__YOUR OBJECTIVE__: Take the material below and retype it in full; pictures are left out.
>> start
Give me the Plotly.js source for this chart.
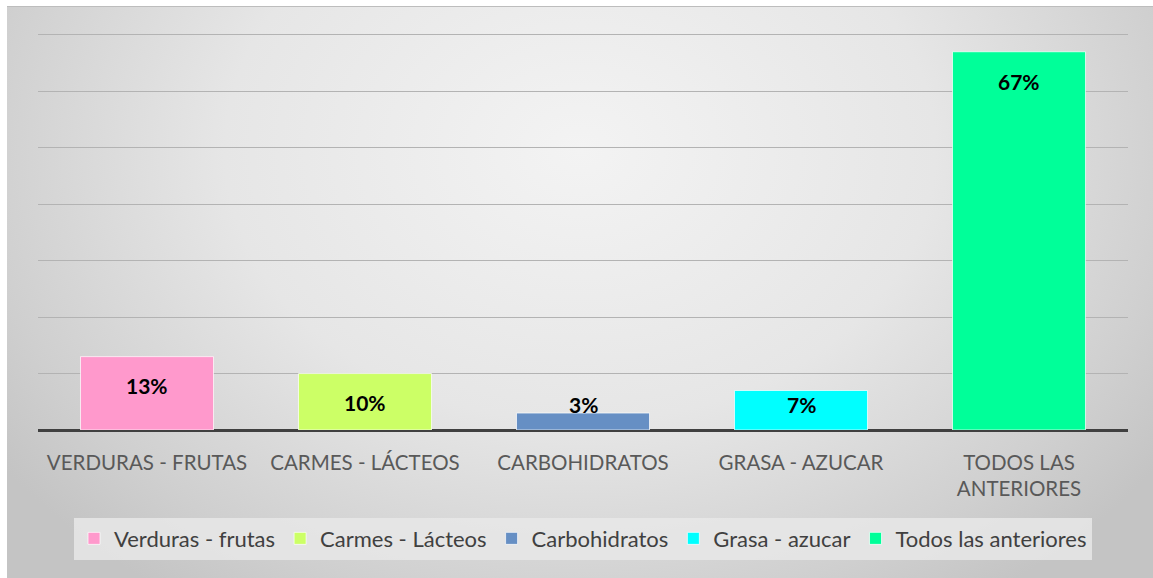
<!DOCTYPE html>
<html><head><meta charset="utf-8">
<script src="https://cdn.plot.ly/plotly-3.0.1.min.js"></script>
<style>
html,body{margin:0;padding:0;background:#fff;}
#bg{position:absolute;left:7px;top:6px;width:1146px;height:572px;border-top:1px solid #bdbdbd;
background:radial-gradient(ellipse 62% 95% at 50% 25%, #f3f3f3 0%, #e6e6e6 50%, #cfcfcf 85%, #c4c4c4 100%);}
#chart{position:absolute;left:0;top:0;width:1153px;height:578px;}
</style></head>
<body>
<div id="bg"></div>
<div id="chart"></div>
<script>
const categories = ["VERDURAS - FRUTAS","CARMES - LÁCTEOS","CARBOHIDRATOS","GRASA - AZUCAR","TODOS LAS<br>ANTERIORES"];
const seriesNames = ["Verduras - frutas","Carmes - Lácteos","Carbohidratos","Grasa - azucar","Todos las anteriores"];
const values = [0.13, 0.10, 0.03, 0.07, 0.67];
const labels = ["13%","10%","3%","7%","67%"];
const colors = ["#ff99cc","#ccff66","#668fc4","#00ffff","#00ff99"];

const traces = categories.map((c,i)=>({
  type:'bar', x:[c], y:[values[i]], name:seriesNames[i],
  marker:{color:colors[i], line:{color:'rgba(255,255,255,0.7)', width:1}},
  width:0.61, hoverinfo:'none'
}));

const annotations = categories.map((c,i)=>({
  x:c, y:Math.max(values[i]-0.052, 0.045), xref:'x', yref:'y',
  text:'<b>'+labels[i]+'</b>', showarrow:false,
  font:{family:'Lato, "Open Sans", sans-serif', size:21, color:'#000'}
}));

const layout = {
  width:1153, height:578,
  paper_bgcolor:'rgba(0,0,0,0)', plot_bgcolor:'rgba(0,0,0,0)',
  margin:{l:38, r:25, t:32, b:148},
  barmode:'overlay',
  showlegend:true,
  xaxis:{type:'category', categoryorder:'array', categoryarray:categories,
    showgrid:false, ticks:'outside', ticklen:14, tickcolor:'rgba(0,0,0,0)',
    tickfont:{family:'Lato, "Open Sans", sans-serif', size:20.5, color:'#595959'},
    showline:false, zeroline:false, fixedrange:true},
  yaxis:{range:[0,0.705], dtick:0.1, showticklabels:false, showgrid:true,
    gridcolor:'#b3b3b3', gridwidth:1, zeroline:true, zerolinecolor:'#404040', zerolinewidth:3,
    showline:false, fixedrange:true},
  legend:{orientation:'h', x:0.5, xanchor:'center', y:-0.22, yanchor:'top',
    bgcolor:'rgba(232,232,232,0.85)', font:{family:'Lato, "Open Sans", sans-serif', size:22, color:'#404040'},
    itemwidth:20, traceorder:'normal'},
  annotations:annotations,
  font:{family:'Lato, "Open Sans", sans-serif'}
};
Plotly.newPlot('chart', traces, layout, {displayModeBar:false, staticPlot:true});
</script>
</body></html>
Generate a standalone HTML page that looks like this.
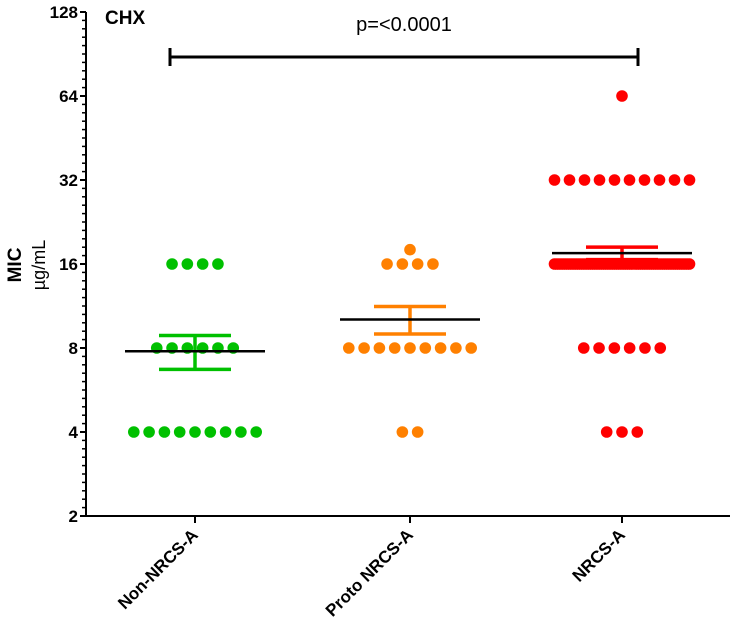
<!DOCTYPE html>
<html><head><meta charset="utf-8"><style>
body{margin:0;background:#fff}
svg{display:block;font-family:"Liberation Sans",Arial,sans-serif}
</style></head><body>
<svg id="chart" width="730" height="638"></svg>
<script>
const categories = ["Non-NRCS-A","Proto NRCS-A","NRCS-A"];
const colors = ["#00c000","#ff8000","#ff0000"];
const levels = [[16,8,4],[18,16,8,4],[64,32,16,8,4]];
const counts = [[4,6,9],[1,4,9,2],[1,10,63,6,3]];
const yTicks = [2,4,8,16,32,64,128];
const pLabel = "p=<0.0001";

const svg = document.getElementById('chart');
const NS = "http://www.w3.org/2000/svg";
function mk(tag, attrs, parent){const e=document.createElementNS(NS,tag);for(const k in attrs)e.setAttribute(k,attrs[k]);(parent||svg).appendChild(e);return e;}
const y0=516, oct=84, axX=86;
function y(v){return y0-(Math.log2(v)-1)*oct;}
const catX=[195,410,622];
function x(i){return catX[i];}

const ax=mk('g',{});


mk('line',{x1:axX,y1:y(128),x2:axX,y2:y0+1,stroke:'#000','stroke-width':2},ax);
yTicks.forEach((t,i)=>{
  mk('line',{x1:axX-6,y1:y(t),x2:axX,y2:y(t),stroke:'#000','stroke-width':2},ax);
  const tx=mk('text',{x:axX-8,y:y(t)+6,'text-anchor':'end','font-size':17,'font-weight':'bold'},ax);
  tx.textContent=t;
  if(i<yTicks.length-1){for(let k=1;k<10;k++){const yy=y(t)-k*oct/10;mk('line',{x1:axX-4,y1:yy,x2:axX,y2:yy,stroke:'#000','stroke-width':1.5},ax);}}
});
const xa=mk('g',{});


mk('line',{x1:axX-1,y1:y0,x2:730,y2:y0,stroke:'#000','stroke-width':2},xa);
categories.forEach((c,i)=>{
  mk('line',{x1:x(i),y1:y0,x2:x(i),y2:y0+7,stroke:'#000','stroke-width':2},xa);
  const t=mk('text',{x:x(i)+4,y:y0+20,'text-anchor':'end','font-size':17,'font-weight':'bold',transform:`rotate(-45 ${x(i)+4} ${y0+20})`},xa);
  t.textContent=c;
});
const yl=mk('g',{transform:'translate(30 265) rotate(-90)'});


const t1=mk('text',{x:0,y:-9,'text-anchor':'middle','font-size':19,'font-weight':'bold'},yl);t1.textContent="MIC";
const t2=mk('text',{x:0,y:15,'text-anchor':'middle','font-size':18},yl);t2.textContent="µg/mL";
const ti=mk('text',{x:105,y:24,'font-size':19,'font-weight':'bold'});


ti.textContent="CHX";

categories.forEach((c,i)=>{
  const g=mk('g',{});
  
  
  let vals=[];
  levels[i].forEach((lv,j)=>{
    const n=counts[i][j];
    for(let k=0;k<n;k++)vals.push(lv);
    const sp=n>1?Math.min(15.3,135/(n-1)):0;
    for(let k=0;k<n;k++){
      const cx=x(i)+(k-(n-1)/2)*sp;
      const p=mk('circle',{cx:cx,cy:y(lv),r:5.8,fill:colors[i]},g);
      
      
    }
  });
  const n=vals.length, mean=vals.reduce((a,b)=>a+b,0)/n;
  const sd=Math.sqrt(vals.reduce((a,b)=>a+(b-mean)**2,0)/(n-1)), sem=sd/Math.sqrt(n);
  const eb=mk('g',{stroke:colors[i],'stroke-width':3.5},g);
  
  
  mk('line',{x1:x(i),y1:y(mean+sem),x2:x(i),y2:y(mean-sem)},eb);
  mk('line',{x1:x(i)-36,y1:y(mean+sem),x2:x(i)+36,y2:y(mean+sem)},eb);
  mk('line',{x1:x(i)-36,y1:y(mean-sem),x2:x(i)+36,y2:y(mean-sem)},eb);
  const ml=mk('line',{x1:x(i)-70,y1:y(mean),x2:x(i)+70,y2:y(mean),stroke:'#000','stroke-width':2.5},g);
  
  
});

const sg=mk('g',{stroke:'#000','stroke-width':3});


mk('line',{x1:170,y1:57,x2:638,y2:57},sg);
mk('line',{x1:170,y1:48,x2:170,y2:66},sg);
mk('line',{x1:638,y1:48,x2:638,y2:66},sg);
const pt=mk('text',{x:404,y:31,'text-anchor':'middle','font-size':20});


pt.textContent=pLabel;
</script>
</body></html>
>> end
__FULL OUTPUT__:
Give me the Plotly.js source for this chart.
<!DOCTYPE html>
<html><head><meta charset="utf-8">
<script src="https://cdn.plot.ly/plotly-3.0.1.min.js"></script>
<style>
html,body{margin:0;padding:0;background:#fff;}
#bg{position:absolute;left:7px;top:6px;width:1146px;height:572px;border-top:1px solid #bdbdbd;
background:radial-gradient(ellipse 62% 95% at 50% 25%, #f3f3f3 0%, #e6e6e6 50%, #cfcfcf 85%, #c4c4c4 100%);}
#chart{position:absolute;left:0;top:0;width:1153px;height:578px;}
</style></head>
<body>
<div id="bg"></div>
<div id="chart"></div>
<script>
const categories = ["VERDURAS - FRUTAS","CARMES - LÁCTEOS","CARBOHIDRATOS","GRASA - AZUCAR","TODOS LAS<br>ANTERIORES"];
const seriesNames = ["Verduras - frutas","Carmes - Lácteos","Carbohidratos","Grasa - azucar","Todos las anteriores"];
const values = [0.13, 0.10, 0.03, 0.07, 0.67];
const labels = ["13%","10%","3%","7%","67%"];
const colors = ["#ff99cc","#ccff66","#668fc4","#00ffff","#00ff99"];

const traces = categories.map((c,i)=>({
  type:'bar', x:[c], y:[values[i]], name:seriesNames[i],
  marker:{color:colors[i], line:{color:'rgba(255,255,255,0.7)', width:1}},
  width:0.61, hoverinfo:'none'
}));

const annotations = categories.map((c,i)=>({
  x:c, y:Math.max(values[i]-0.052, 0.045), xref:'x', yref:'y',
  text:'<b>'+labels[i]+'</b>', showarrow:false,
  font:{family:'Lato, "Open Sans", sans-serif', size:21, color:'#000'}
}));

const layout = {
  width:1153, height:578,
  paper_bgcolor:'rgba(0,0,0,0)', plot_bgcolor:'rgba(0,0,0,0)',
  margin:{l:38, r:25, t:32, b:148},
  barmode:'overlay',
  showlegend:true,
  xaxis:{type:'category', categoryorder:'array', categoryarray:categories,
    showgrid:false, ticks:'outside', ticklen:14, tickcolor:'rgba(0,0,0,0)',
    tickfont:{family:'Lato, "Open Sans", sans-serif', size:20.5, color:'#595959'},
    showline:false, zeroline:false, fixedrange:true},
  yaxis:{range:[0,0.705], dtick:0.1, showticklabels:false, showgrid:true,
    gridcolor:'#b3b3b3', gridwidth:1, zeroline:true, zerolinecolor:'#404040', zerolinewidth:3,
    showline:false, fixedrange:true},
  legend:{orientation:'h', x:0.5, xanchor:'center', y:-0.22, yanchor:'top',
    bgcolor:'rgba(232,232,232,0.85)', font:{family:'Lato, "Open Sans", sans-serif', size:22, color:'#404040'},
    itemwidth:20, traceorder:'normal'},
  annotations:annotations,
  font:{family:'Lato, "Open Sans", sans-serif'}
};
Plotly.newPlot('chart', traces, layout, {displayModeBar:false, staticPlot:true});
</script>
</body></html>
Generate a standalone HTML page that looks like this.
<!DOCTYPE html>
<html><head><meta charset="utf-8"><style>
body{margin:0;background:#fff}
svg{display:block;font-family:"Liberation Sans",Arial,sans-serif}
</style></head><body>
<svg id="chart" width="730" height="638"></svg>
<script>
const categories = ["Non-NRCS-A","Proto NRCS-A","NRCS-A"];
const colors = ["#00c000","#ff8000","#ff0000"];
const levels = [[16,8,4],[18,16,8,4],[64,32,16,8,4]];
const counts = [[4,6,9],[1,4,9,2],[1,10,63,6,3]];
const yTicks = [2,4,8,16,32,64,128];
const pLabel = "p=<0.0001";

const svg = document.getElementById('chart');
const NS = "http://www.w3.org/2000/svg";
function mk(tag, attrs, parent){const e=document.createElementNS(NS,tag);for(const k in attrs)e.setAttribute(k,attrs[k]);(parent||svg).appendChild(e);return e;}
const y0=516, oct=84, axX=86;
function y(v){return y0-(Math.log2(v)-1)*oct;}
const catX=[195,410,622];
function x(i){return catX[i];}

const ax=mk('g',{});


mk('line',{x1:axX,y1:y(128),x2:axX,y2:y0+1,stroke:'#000','stroke-width':2},ax);
yTicks.forEach((t,i)=>{
  mk('line',{x1:axX-6,y1:y(t),x2:axX,y2:y(t),stroke:'#000','stroke-width':2},ax);
  const tx=mk('text',{x:axX-8,y:y(t)+6,'text-anchor':'end','font-size':17,'font-weight':'bold'},ax);
  tx.textContent=t;
  if(i<yTicks.length-1){for(let k=1;k<10;k++){const yy=y(t)-k*oct/10;mk('line',{x1:axX-4,y1:yy,x2:axX,y2:yy,stroke:'#000','stroke-width':1.5},ax);}}
});
const xa=mk('g',{});


mk('line',{x1:axX-1,y1:y0,x2:730,y2:y0,stroke:'#000','stroke-width':2},xa);
categories.forEach((c,i)=>{
  mk('line',{x1:x(i),y1:y0,x2:x(i),y2:y0+7,stroke:'#000','stroke-width':2},xa);
  const t=mk('text',{x:x(i)+4,y:y0+20,'text-anchor':'end','font-size':17,'font-weight':'bold',transform:`rotate(-45 ${x(i)+4} ${y0+20})`},xa);
  t.textContent=c;
});
const yl=mk('g',{transform:'translate(30 265) rotate(-90)'});


const t1=mk('text',{x:0,y:-9,'text-anchor':'middle','font-size':19,'font-weight':'bold'},yl);t1.textContent="MIC";
const t2=mk('text',{x:0,y:15,'text-anchor':'middle','font-size':18},yl);t2.textContent="µg/mL";
const ti=mk('text',{x:105,y:24,'font-size':19,'font-weight':'bold'});


ti.textContent="CHX";

categories.forEach((c,i)=>{
  const g=mk('g',{});
  
  
  let vals=[];
  levels[i].forEach((lv,j)=>{
    const n=counts[i][j];
    for(let k=0;k<n;k++)vals.push(lv);
    const sp=n>1?Math.min(15.3,135/(n-1)):0;
    for(let k=0;k<n;k++){
      const cx=x(i)+(k-(n-1)/2)*sp;
      const p=mk('circle',{cx:cx,cy:y(lv),r:5.8,fill:colors[i]},g);
      
      
    }
  });
  const n=vals.length, mean=vals.reduce((a,b)=>a+b,0)/n;
  const sd=Math.sqrt(vals.reduce((a,b)=>a+(b-mean)**2,0)/(n-1)), sem=sd/Math.sqrt(n);
  const eb=mk('g',{stroke:colors[i],'stroke-width':3.5},g);
  
  
  mk('line',{x1:x(i),y1:y(mean+sem),x2:x(i),y2:y(mean-sem)},eb);
  mk('line',{x1:x(i)-36,y1:y(mean+sem),x2:x(i)+36,y2:y(mean+sem)},eb);
  mk('line',{x1:x(i)-36,y1:y(mean-sem),x2:x(i)+36,y2:y(mean-sem)},eb);
  const ml=mk('line',{x1:x(i)-70,y1:y(mean),x2:x(i)+70,y2:y(mean),stroke:'#000','stroke-width':2.5},g);
  
  
});

const sg=mk('g',{stroke:'#000','stroke-width':3});


mk('line',{x1:170,y1:57,x2:638,y2:57},sg);
mk('line',{x1:170,y1:48,x2:170,y2:66},sg);
mk('line',{x1:638,y1:48,x2:638,y2:66},sg);
const pt=mk('text',{x:404,y:31,'text-anchor':'middle','font-size':20});


pt.textContent=pLabel;
</script>
</body></html>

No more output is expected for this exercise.